Tom Kingsbury, the new CEO of Kohl’s met with analysts to discuss the results of his company. It was clear that he had rolled up his sleeves to change the momentum of the company in the future. The company reported a drop in revenues of 7.7% in the fourth quarter 2022. For the quarter the company reported a net loss of $302 million ($2.49) a share compared to a gain of $299 million or $2.20 per diluted shares in 2022
Fiscal year 2022 results were equally difficult. Net sales decreased 7.3% to $17.2 billion. Gross margin was 33.2% as a percentage of total revenues. SG&A expense increased 2.0% year over year to $5.6 billion. Net loss was 19 million ($0.15) per diluted share. This compared to 2021 income of $938 million, or $6.32 per diluted share. Operating cash flow was $282 million.
Kingsbury said that the company has already taken some actions that will are expected to lead to major improvement. One is the appointment of Dave Alves as president and Chief Operating Officer (COO), and also Nick Jones as Chief Merchandising and Digital Officer. Both men will report soon to fill the positions.
Beginning in the fourth quarter the company took some proactive measures to clear inventory, and he promised that the company will plan inventory down to mid-single digits going forward. The merchandising and marketing departments were realigned in January 2023.
In Kingsbury’s refocusing the strategy of the company he will continue to stress clear value messages as well as Sephora. The latter brings young people to the stores. 650 Sephora units are now open, 200 will open during the current second and third quarters for a total of 850 units, They are 2,500 square feet in size. In addition 50 smaller Sephora units will open and Kohl’s will, by 2025, have a Sephora unit in all their stores.
Kingsbury also reflected on customers needs and wants and that the company will strive to have merchandise that is in demand. 30% of the company’s sales are digital and 55% of the company sales are national brands.
Sales in the fourth quarter were down 7% due to reduced traffic and lower units per transaction. Sales were down in the high single-digits for national brands, while private labels including Sonoma, Croft & Barrow, Tek Gear and Lauren Conrad had relatively flat sales.
The company anticipates lower freight costs and other expense savings in the coming year. They will also test every day low price policy selectively to see whether Kohl’s customers like the idea. As a counterpoint, management expects that merchandise costs will still rise in the current year.

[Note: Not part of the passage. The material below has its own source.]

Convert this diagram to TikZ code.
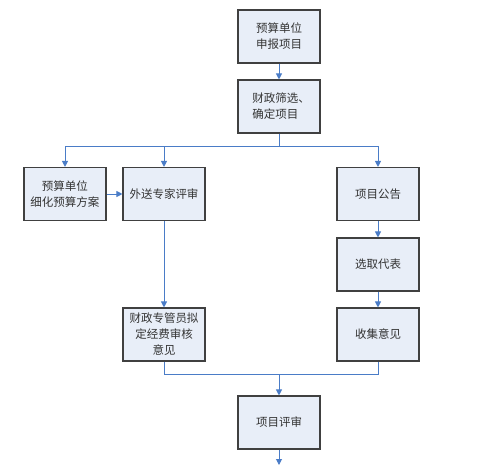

Kingsbury said: “Kohl’s fourth quarter results reflect meaningful proactive measures we took to better position the business for 2023 as well as sales pressure driver by the ongoing inflationary environment. Kohl’s has solid foundation and a highly motivated team with a set of priorities to capitalize on what I see as a sustaining difference in the retail landscape.”
Kingsbury continued: “Our efforts to drive the business are already underway, we are refining our strategy and re-establishing merchandise disciplines with focus a customer-centric focus across the organization. I am confident that our efforts will drive improved and more consistent sales and earnings performance over the long term.”
POSTSCRIPT: Management project earnings for 2023 of $2.10 to $2.70 per share. This wide basically suggests that at this early date Kohl’s is fighting for a strong come-back but is trying to keep its options open. The next two quarters will be weak and earnings below last year as the company disposes of marked-down merchandise. It will be in the fall and winter when Kingsbury’s direction will take hold, when new merchandise will be available in all stores and a new era will begin.